(Figure scripts)
++++++
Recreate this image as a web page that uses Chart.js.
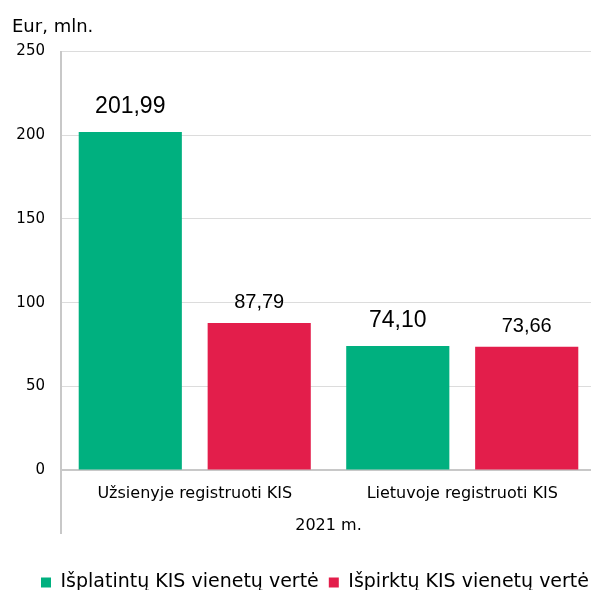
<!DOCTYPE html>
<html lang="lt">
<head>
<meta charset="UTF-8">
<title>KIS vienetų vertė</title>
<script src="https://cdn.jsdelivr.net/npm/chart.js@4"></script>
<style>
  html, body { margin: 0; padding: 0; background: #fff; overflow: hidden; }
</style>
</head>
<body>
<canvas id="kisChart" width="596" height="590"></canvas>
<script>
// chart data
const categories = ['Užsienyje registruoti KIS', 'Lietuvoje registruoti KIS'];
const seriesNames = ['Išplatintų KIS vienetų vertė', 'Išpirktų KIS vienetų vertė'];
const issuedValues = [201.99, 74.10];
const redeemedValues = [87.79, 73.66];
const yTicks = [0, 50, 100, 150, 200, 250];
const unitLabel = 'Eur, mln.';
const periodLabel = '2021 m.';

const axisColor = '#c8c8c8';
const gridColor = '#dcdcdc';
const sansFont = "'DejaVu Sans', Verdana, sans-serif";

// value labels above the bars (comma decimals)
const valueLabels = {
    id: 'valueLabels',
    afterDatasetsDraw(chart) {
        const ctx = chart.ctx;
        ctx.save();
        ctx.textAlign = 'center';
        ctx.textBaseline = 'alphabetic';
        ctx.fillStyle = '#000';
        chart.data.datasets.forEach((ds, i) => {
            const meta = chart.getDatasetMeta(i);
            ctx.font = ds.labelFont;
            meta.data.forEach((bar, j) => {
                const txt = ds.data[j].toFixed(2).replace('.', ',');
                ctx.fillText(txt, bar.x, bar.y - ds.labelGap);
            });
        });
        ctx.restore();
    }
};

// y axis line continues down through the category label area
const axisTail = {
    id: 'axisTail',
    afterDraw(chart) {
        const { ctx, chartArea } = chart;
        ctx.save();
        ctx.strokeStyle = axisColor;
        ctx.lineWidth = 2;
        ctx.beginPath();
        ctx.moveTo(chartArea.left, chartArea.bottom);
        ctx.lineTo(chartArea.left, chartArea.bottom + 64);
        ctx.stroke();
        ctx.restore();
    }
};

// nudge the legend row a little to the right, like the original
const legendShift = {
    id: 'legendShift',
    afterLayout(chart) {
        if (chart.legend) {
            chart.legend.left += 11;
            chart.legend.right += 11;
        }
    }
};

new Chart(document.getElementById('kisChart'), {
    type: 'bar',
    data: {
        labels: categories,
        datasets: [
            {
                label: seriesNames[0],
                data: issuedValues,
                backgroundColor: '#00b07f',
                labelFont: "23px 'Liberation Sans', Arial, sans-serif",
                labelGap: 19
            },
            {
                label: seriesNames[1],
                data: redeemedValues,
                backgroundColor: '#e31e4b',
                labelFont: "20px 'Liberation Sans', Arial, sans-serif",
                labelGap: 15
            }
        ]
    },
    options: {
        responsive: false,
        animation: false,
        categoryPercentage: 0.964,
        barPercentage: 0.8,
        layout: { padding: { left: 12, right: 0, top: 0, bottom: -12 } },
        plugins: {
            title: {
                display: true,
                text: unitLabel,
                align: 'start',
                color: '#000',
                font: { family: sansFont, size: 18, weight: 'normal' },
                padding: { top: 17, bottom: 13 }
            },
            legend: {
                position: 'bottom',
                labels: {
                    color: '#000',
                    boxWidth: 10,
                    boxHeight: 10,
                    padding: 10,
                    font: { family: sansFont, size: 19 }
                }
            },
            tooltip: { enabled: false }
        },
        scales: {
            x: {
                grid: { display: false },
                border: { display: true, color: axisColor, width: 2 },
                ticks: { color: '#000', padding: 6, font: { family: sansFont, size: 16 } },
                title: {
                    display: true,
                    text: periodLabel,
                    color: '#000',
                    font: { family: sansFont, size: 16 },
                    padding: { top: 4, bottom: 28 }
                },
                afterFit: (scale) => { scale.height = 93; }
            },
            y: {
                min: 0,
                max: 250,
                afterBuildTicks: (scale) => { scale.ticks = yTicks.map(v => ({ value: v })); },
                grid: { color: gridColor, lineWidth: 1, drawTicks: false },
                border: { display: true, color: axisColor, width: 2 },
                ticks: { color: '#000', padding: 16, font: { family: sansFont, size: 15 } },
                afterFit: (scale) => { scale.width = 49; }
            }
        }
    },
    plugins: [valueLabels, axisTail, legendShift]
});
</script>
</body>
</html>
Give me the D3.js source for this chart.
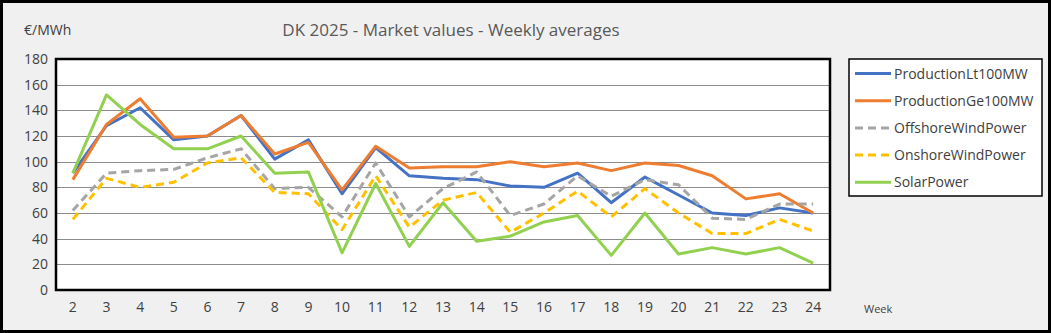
++++++
- WHAT YOU HAVE TO DO -
Make an exact reproduction of the listing above, without any pictures.

- RESULT -
Recreate this image as a web page that uses Chart.js.
<!DOCTYPE html>
<html lang="lt">
<head>
<meta charset="UTF-8">
<title>KIS vienetų vertė</title>
<script src="https://cdn.jsdelivr.net/npm/chart.js@4"></script>
<style>
  html, body { margin: 0; padding: 0; background: #fff; overflow: hidden; }
</style>
</head>
<body>
<canvas id="kisChart" width="596" height="590"></canvas>
<script>
// chart data
const categories = ['Užsienyje registruoti KIS', 'Lietuvoje registruoti KIS'];
const seriesNames = ['Išplatintų KIS vienetų vertė', 'Išpirktų KIS vienetų vertė'];
const issuedValues = [201.99, 74.10];
const redeemedValues = [87.79, 73.66];
const yTicks = [0, 50, 100, 150, 200, 250];
const unitLabel = 'Eur, mln.';
const periodLabel = '2021 m.';

const axisColor = '#c8c8c8';
const gridColor = '#dcdcdc';
const sansFont = "'DejaVu Sans', Verdana, sans-serif";

// value labels above the bars (comma decimals)
const valueLabels = {
    id: 'valueLabels',
    afterDatasetsDraw(chart) {
        const ctx = chart.ctx;
        ctx.save();
        ctx.textAlign = 'center';
        ctx.textBaseline = 'alphabetic';
        ctx.fillStyle = '#000';
        chart.data.datasets.forEach((ds, i) => {
            const meta = chart.getDatasetMeta(i);
            ctx.font = ds.labelFont;
            meta.data.forEach((bar, j) => {
                const txt = ds.data[j].toFixed(2).replace('.', ',');
                ctx.fillText(txt, bar.x, bar.y - ds.labelGap);
            });
        });
        ctx.restore();
    }
};

// y axis line continues down through the category label area
const axisTail = {
    id: 'axisTail',
    afterDraw(chart) {
        const { ctx, chartArea } = chart;
        ctx.save();
        ctx.strokeStyle = axisColor;
        ctx.lineWidth = 2;
        ctx.beginPath();
        ctx.moveTo(chartArea.left, chartArea.bottom);
        ctx.lineTo(chartArea.left, chartArea.bottom + 64);
        ctx.stroke();
        ctx.restore();
    }
};

// nudge the legend row a little to the right, like the original
const legendShift = {
    id: 'legendShift',
    afterLayout(chart) {
        if (chart.legend) {
            chart.legend.left += 11;
            chart.legend.right += 11;
        }
    }
};

new Chart(document.getElementById('kisChart'), {
    type: 'bar',
    data: {
        labels: categories,
        datasets: [
            {
                label: seriesNames[0],
                data: issuedValues,
                backgroundColor: '#00b07f',
                labelFont: "23px 'Liberation Sans', Arial, sans-serif",
                labelGap: 19
            },
            {
                label: seriesNames[1],
                data: redeemedValues,
                backgroundColor: '#e31e4b',
                labelFont: "20px 'Liberation Sans', Arial, sans-serif",
                labelGap: 15
            }
        ]
    },
    options: {
        responsive: false,
        animation: false,
        categoryPercentage: 0.964,
        barPercentage: 0.8,
        layout: { padding: { left: 12, right: 0, top: 0, bottom: -12 } },
        plugins: {
            title: {
                display: true,
                text: unitLabel,
                align: 'start',
                color: '#000',
                font: { family: sansFont, size: 18, weight: 'normal' },
                padding: { top: 17, bottom: 13 }
            },
            legend: {
                position: 'bottom',
                labels: {
                    color: '#000',
                    boxWidth: 10,
                    boxHeight: 10,
                    padding: 10,
                    font: { family: sansFont, size: 19 }
                }
            },
            tooltip: { enabled: false }
        },
        scales: {
            x: {
                grid: { display: false },
                border: { display: true, color: axisColor, width: 2 },
                ticks: { color: '#000', padding: 6, font: { family: sansFont, size: 16 } },
                title: {
                    display: true,
                    text: periodLabel,
                    color: '#000',
                    font: { family: sansFont, size: 16 },
                    padding: { top: 4, bottom: 28 }
                },
                afterFit: (scale) => { scale.height = 93; }
            },
            y: {
                min: 0,
                max: 250,
                afterBuildTicks: (scale) => { scale.ticks = yTicks.map(v => ({ value: v })); },
                grid: { color: gridColor, lineWidth: 1, drawTicks: false },
                border: { display: true, color: axisColor, width: 2 },
                ticks: { color: '#000', padding: 16, font: { family: sansFont, size: 15 } },
                afterFit: (scale) => { scale.width = 49; }
            }
        }
    },
    plugins: [valueLabels, axisTail, legendShift]
});
</script>
</body>
</html>
Give me the D3.js source for this chart.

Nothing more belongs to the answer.